> Description of the task:
For the material that follows, list every line containing the word "size".

## START Material

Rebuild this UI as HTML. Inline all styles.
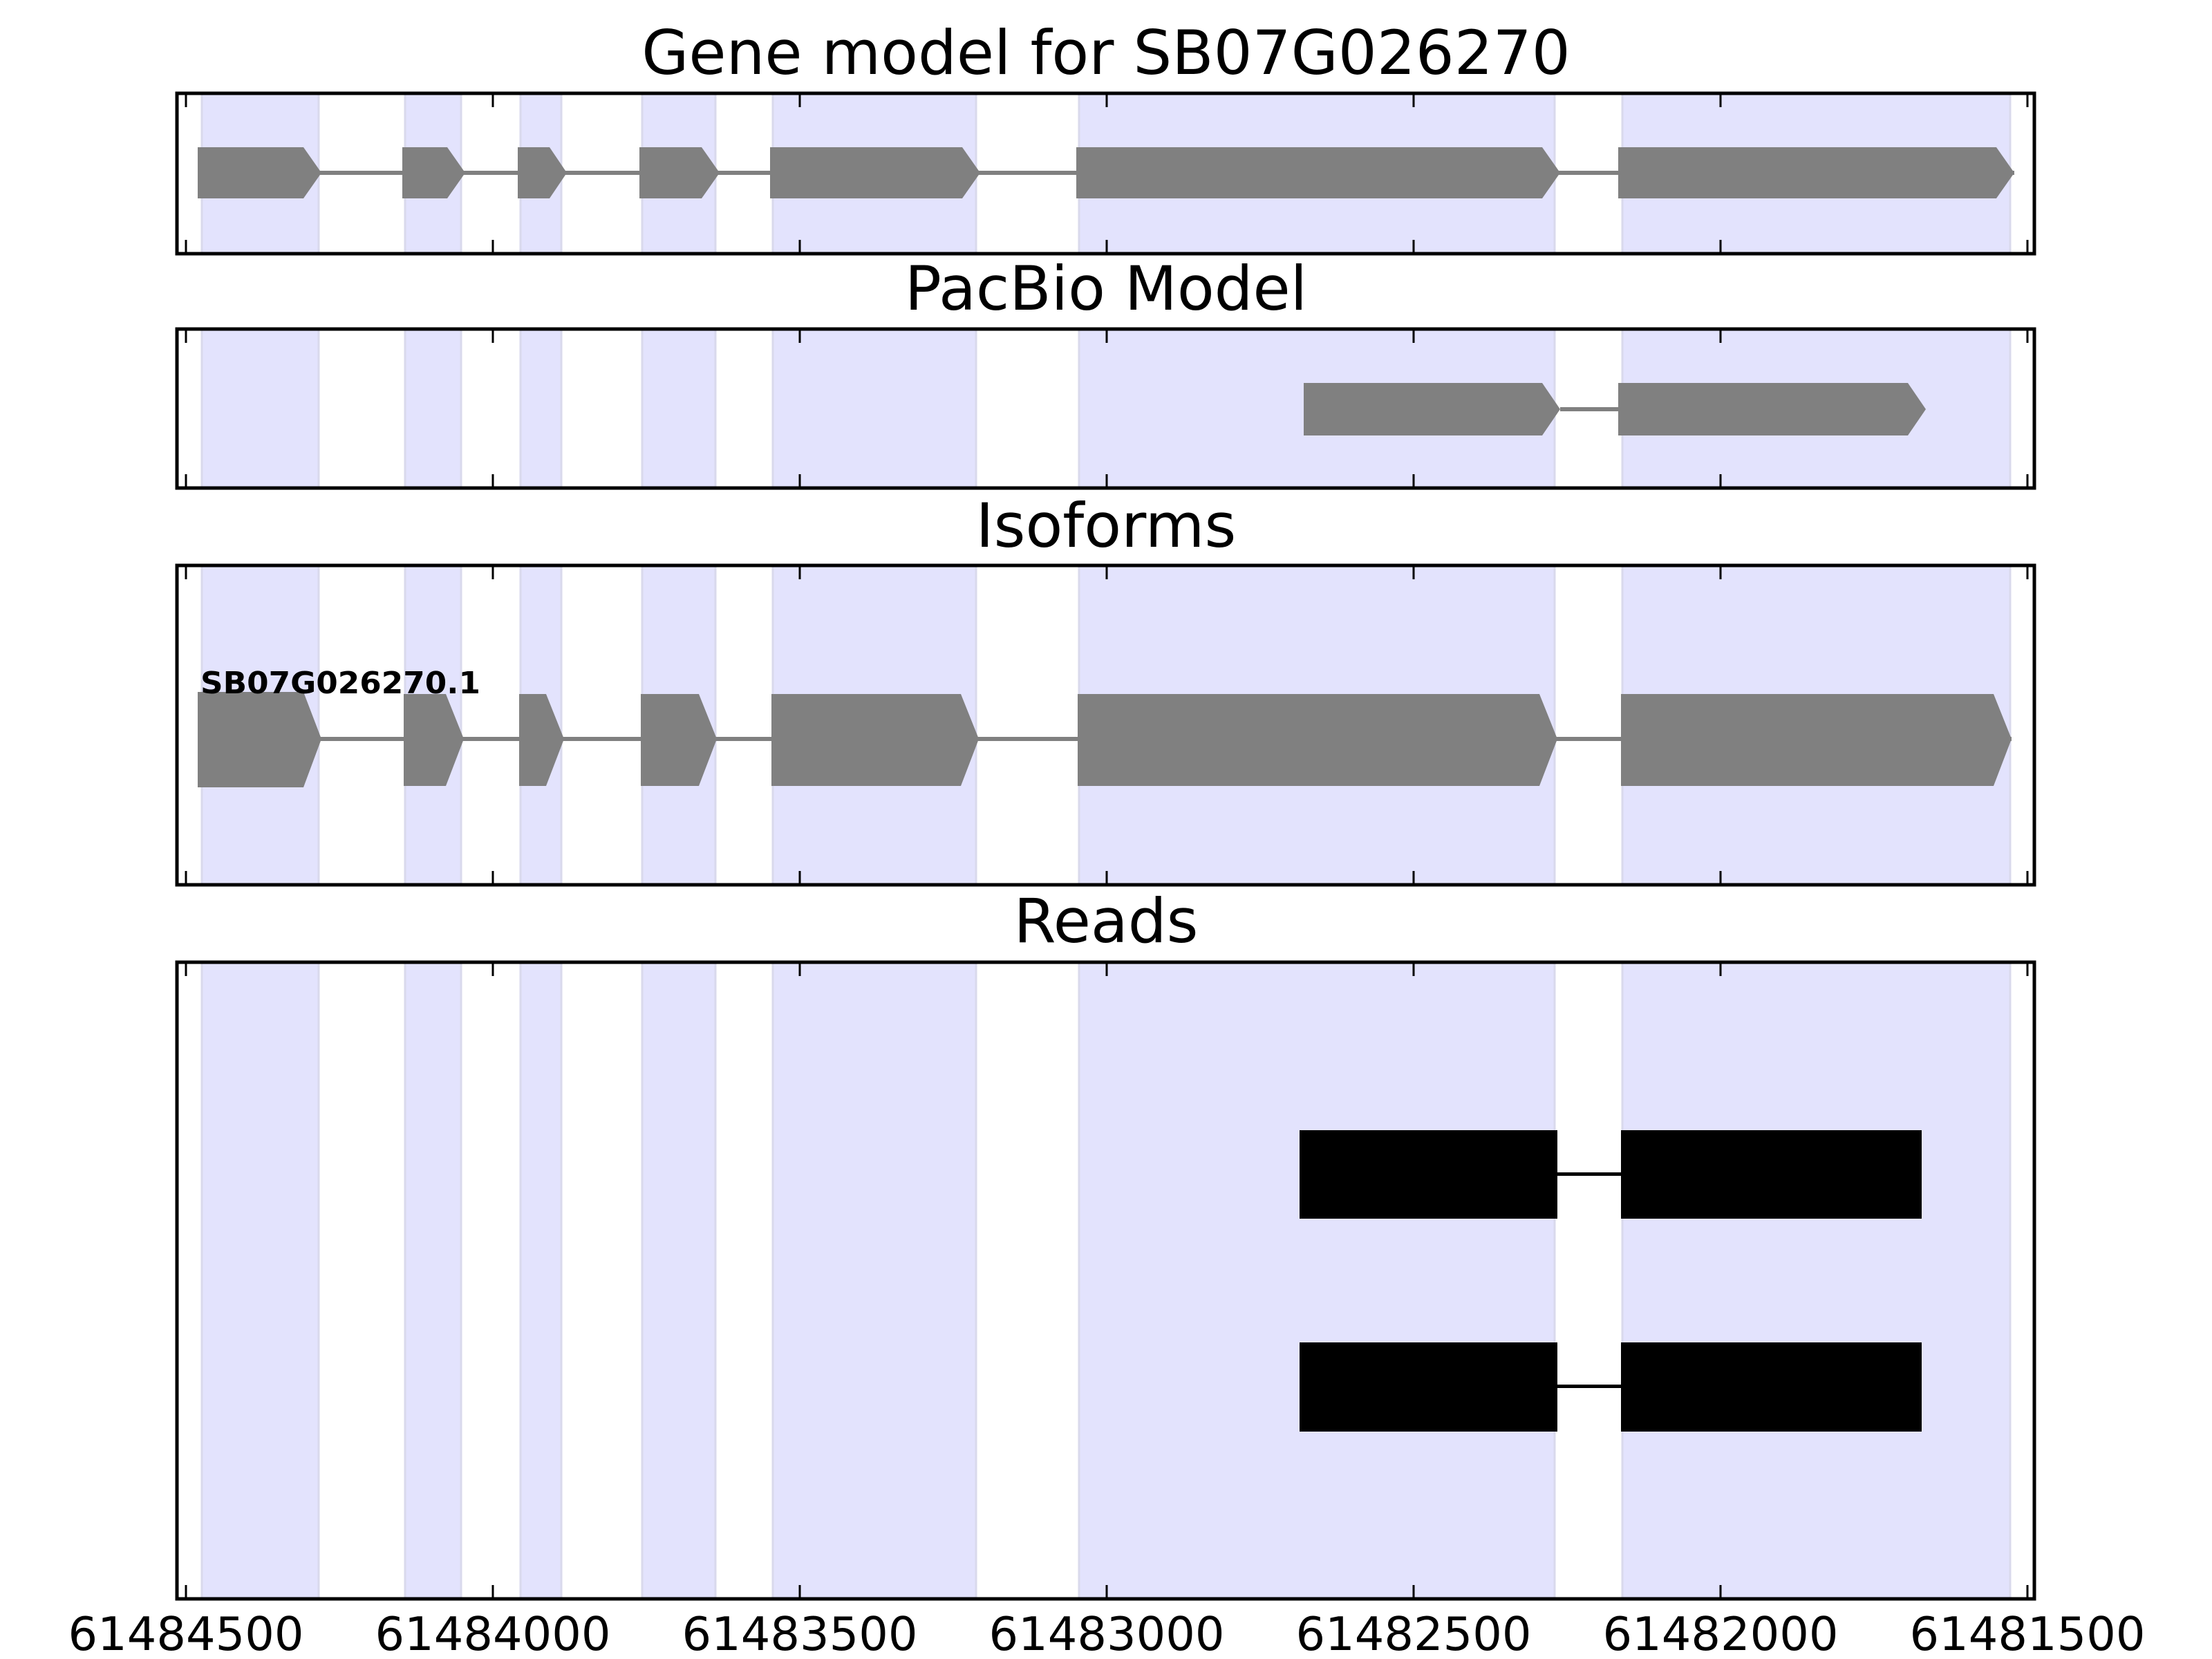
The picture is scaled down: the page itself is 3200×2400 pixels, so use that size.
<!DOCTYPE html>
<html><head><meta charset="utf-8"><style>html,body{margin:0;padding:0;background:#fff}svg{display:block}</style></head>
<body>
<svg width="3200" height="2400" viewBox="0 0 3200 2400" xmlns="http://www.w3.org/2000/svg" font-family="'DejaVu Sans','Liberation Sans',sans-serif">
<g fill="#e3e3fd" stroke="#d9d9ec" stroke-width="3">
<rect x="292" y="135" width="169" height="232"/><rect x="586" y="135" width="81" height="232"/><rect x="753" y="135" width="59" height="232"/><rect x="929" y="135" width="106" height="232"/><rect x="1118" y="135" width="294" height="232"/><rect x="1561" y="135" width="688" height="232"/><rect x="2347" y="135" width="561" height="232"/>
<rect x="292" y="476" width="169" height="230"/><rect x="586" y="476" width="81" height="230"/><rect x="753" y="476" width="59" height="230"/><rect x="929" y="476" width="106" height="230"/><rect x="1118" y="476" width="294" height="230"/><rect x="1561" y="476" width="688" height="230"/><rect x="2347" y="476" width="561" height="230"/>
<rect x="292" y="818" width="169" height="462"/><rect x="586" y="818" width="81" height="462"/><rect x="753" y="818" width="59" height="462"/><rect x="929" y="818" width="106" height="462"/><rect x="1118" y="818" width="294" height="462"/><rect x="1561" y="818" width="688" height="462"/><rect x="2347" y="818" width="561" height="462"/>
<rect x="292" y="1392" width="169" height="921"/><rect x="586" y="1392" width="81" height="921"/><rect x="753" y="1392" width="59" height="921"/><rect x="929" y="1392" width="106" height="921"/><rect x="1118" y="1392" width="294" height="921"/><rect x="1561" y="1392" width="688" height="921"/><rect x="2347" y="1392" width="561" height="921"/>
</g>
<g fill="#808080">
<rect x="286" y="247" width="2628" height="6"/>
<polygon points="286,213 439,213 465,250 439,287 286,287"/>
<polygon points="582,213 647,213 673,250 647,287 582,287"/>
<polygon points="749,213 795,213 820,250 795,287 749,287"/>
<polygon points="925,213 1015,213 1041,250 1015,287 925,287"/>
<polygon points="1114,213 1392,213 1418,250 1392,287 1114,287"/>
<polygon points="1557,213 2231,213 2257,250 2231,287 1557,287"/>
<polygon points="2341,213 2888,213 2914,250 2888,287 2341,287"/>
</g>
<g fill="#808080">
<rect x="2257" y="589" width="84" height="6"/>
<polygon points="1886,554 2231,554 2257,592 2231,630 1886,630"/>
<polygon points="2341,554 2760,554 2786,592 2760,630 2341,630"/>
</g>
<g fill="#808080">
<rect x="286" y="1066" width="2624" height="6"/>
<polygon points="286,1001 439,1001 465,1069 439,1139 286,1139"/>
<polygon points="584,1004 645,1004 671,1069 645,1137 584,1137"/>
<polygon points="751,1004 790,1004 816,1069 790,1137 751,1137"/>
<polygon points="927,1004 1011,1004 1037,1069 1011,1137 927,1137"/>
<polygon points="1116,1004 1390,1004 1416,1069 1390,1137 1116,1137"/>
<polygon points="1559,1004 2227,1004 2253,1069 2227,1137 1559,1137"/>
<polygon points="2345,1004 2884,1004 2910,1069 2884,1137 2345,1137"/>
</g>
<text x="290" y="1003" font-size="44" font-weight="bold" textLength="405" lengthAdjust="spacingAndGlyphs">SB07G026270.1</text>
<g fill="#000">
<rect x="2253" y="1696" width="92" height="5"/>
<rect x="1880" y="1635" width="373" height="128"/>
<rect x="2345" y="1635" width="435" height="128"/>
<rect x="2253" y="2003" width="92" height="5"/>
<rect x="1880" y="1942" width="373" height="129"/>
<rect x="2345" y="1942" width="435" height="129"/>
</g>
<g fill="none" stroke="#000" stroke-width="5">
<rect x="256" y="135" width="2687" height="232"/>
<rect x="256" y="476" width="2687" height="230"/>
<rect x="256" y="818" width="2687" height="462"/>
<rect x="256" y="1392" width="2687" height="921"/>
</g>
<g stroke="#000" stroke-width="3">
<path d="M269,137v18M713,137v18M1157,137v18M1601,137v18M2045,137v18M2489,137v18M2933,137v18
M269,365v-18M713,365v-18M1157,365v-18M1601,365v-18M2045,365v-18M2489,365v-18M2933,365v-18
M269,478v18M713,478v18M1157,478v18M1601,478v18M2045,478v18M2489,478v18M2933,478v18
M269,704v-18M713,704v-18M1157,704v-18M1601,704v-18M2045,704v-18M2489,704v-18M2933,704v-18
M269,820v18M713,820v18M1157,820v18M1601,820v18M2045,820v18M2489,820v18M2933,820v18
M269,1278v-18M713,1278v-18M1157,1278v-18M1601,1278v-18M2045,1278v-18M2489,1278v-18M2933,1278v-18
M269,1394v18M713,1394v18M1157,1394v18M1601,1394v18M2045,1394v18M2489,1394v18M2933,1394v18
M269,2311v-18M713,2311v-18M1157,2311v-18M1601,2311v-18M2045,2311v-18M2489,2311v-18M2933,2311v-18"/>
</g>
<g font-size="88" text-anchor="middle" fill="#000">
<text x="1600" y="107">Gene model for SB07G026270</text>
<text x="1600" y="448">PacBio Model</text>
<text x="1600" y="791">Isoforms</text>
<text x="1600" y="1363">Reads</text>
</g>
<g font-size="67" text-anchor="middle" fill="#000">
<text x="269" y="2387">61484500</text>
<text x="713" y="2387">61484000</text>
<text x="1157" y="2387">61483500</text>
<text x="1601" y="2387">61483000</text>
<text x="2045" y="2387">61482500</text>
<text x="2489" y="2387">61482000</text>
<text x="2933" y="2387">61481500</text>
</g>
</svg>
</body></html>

## END Material

> Response to the task:
The picture is scaled down: the page itself is 3200×2400 pixels, so use that size.
<text x="290" y="1003" font-size="44" font-weight="bold" textLength="405" lengthAdjust="spacingAndGlyphs">SB07G026270.1</text>
<g font-size="88" text-anchor="middle" fill="#000">
<g font-size="67" text-anchor="middle" fill="#000">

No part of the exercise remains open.